Santiago Archbishop Juan Francisco Fresno today called Chile's state of siege "a grave reverse for understanding and peace" and charged that the government of Gen. Augusto Pinochet had "sown confusion" about the Roman Catholic Church.

In one of the strongest clerical criticisms of the government in recent years, Fresno read and distributed a pastoral letter that said a government crackdown on the media and its political opposition had provoked "disquiet, fear and anguish" among Chileans. Measures against the church, he added, "darken and endanger the communion with the church" of those who adopt them.

Fresno ordered the eight-page letter to be read in all churches Sunday. In the last week, the government has banned from Chile a priest heading the church's human rights organization and has censored Fresno's last two public statements.

Church officials here described Fresno's response as the strongest declaration he has made since becoming archbishop last year. "I want to be prudent," Fresno wrote, "but I will not be cowardly."

Fresno said the government should take "effective steps" to facilitate "a consensus over the present and future of our country." "The more people and organizations that participate . . . and the more liberty we have to do it," he added, the better the "guarantee of peace."

Fresno's address came as the official news agency Orbe reported the first wave of bombings since Pinochet's declaration of a state of siege Nov. 6. Orbe said 16 bombs exploded in seven cities during a two-hour interval last night, injuring three persons in the mining center of Rancagua.

Human rights officials said security forces continued to arrest political and union activists and students and that more than 500 persons were now being held without charges in jails and barracks around the country. The government announced yesterday that it was sending 103 persons with criminal records to a camp in northern Chile, where 250 persons already are serving terms of internal exile.

Students at the University of Chile boycotted classes here yesterday and held rallies against the state of siege. Today, student leaders said they had called another strike to protest the arrest of at least 15 students by police.

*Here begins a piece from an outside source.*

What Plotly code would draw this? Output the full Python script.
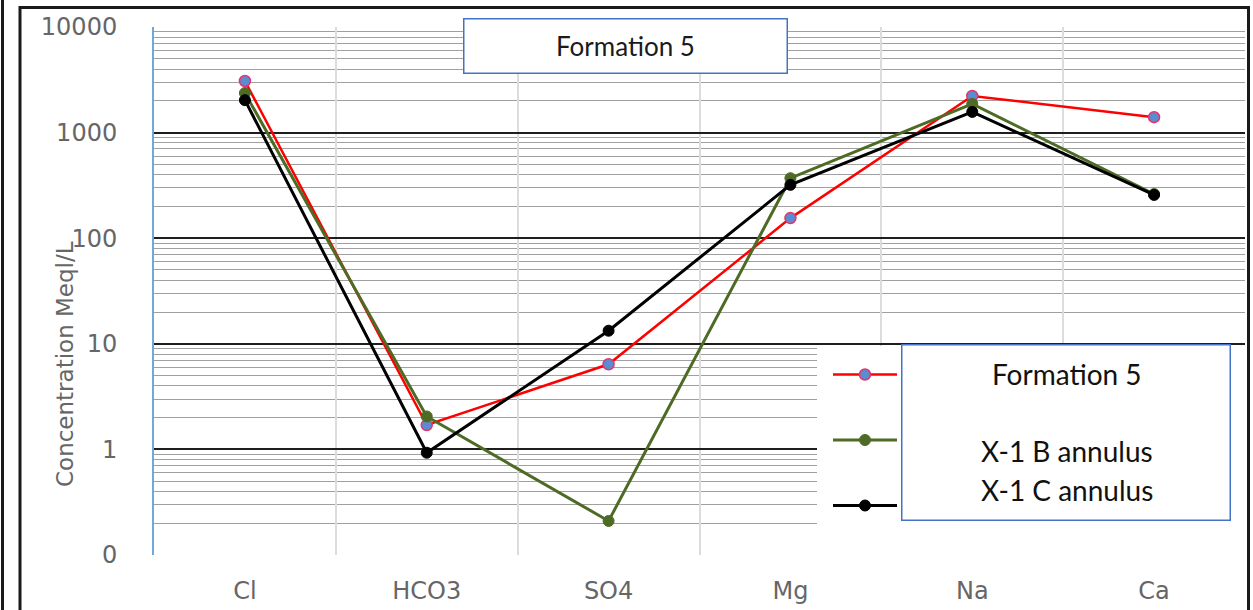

The two censored earlier statements by Fresno, a conservative whose appointment was openly welcomed by the military government, briefly criticized the expulsion order against Spanish priest Ignacio Gutierrez and mass arrests in a Santiago shantytown. Today's letter represented his first major comment on the state of siege and accompanying government measures against the church.

The archbishop accused the government of "casting doubt on the pastoral authority of the bishops" and "impeding public communication of pastors with their faithful in a country where the majority of citizens are Catholic and have a right to know the thinking of their bishops."

Fresno said that he was "deeply worried about the climate of violence" in Chile and condemned all terrorist activities. He added, however, that the government's normal authority gave it "sufficient tools to fight against all the terrorist excesses and also control those that come from the very security forces."

"I fear, in turn, that the state of siege means a grave reverse for understanding among Chileans and for peace in the country," he said.

Fresno called on Chileans to observe a day of "fasting and prayer" next week and said all Catholics should use the day to discuss how to "construct peace in Chile on the basis of truth, love and justice." He said the church would not allow that "other people determine the rhythm of the life of our church and prevent us from carrying out our own plans and fundamental evangelical activities."

Church officials said the statement reflected Fresno's determination to defy the recent pressure from the government, even at the cost of escalating an already serious confrontation with military authorities. After several months of deteriorating relations, the latest conflict began last week when Interior Minister Sergio Onofre Jarpa cited a meeting of bishops with Chilean political exiles in Rome as evidence that government efforts at political liberalization had failed. Two days later, authorities announced that Gutierrez would not be allowed back in the country and prohibited media from reporting Fresno's protest.

Yesterday, authorities stepped up the apparent offensive by banning a church-sponsored seminar on the theme of "the road to democracy." Officials said the event, part of a series of "social weeks" sponsored by the church for the past nine years, violated restrictions on the right to assembly.

In addition to distributing the letter and calling for the day of prayer and fasting, church officials said, Fresno had decided to refuse to negotiate with the government over the banning of Gutierrez or to remove him from his post as head of the Vicariate of Solidarity, Chile's principal human rights organization.

Chile's Conference of Bishops has also called a special meeting for Thursday and may issue its own statement on the government measures. "The church's role is one of service to the people," said Enrique Palet, the secretary general of the Vicariate of Solidarity. "We are going to use what strength we have to continue with our work at any cost."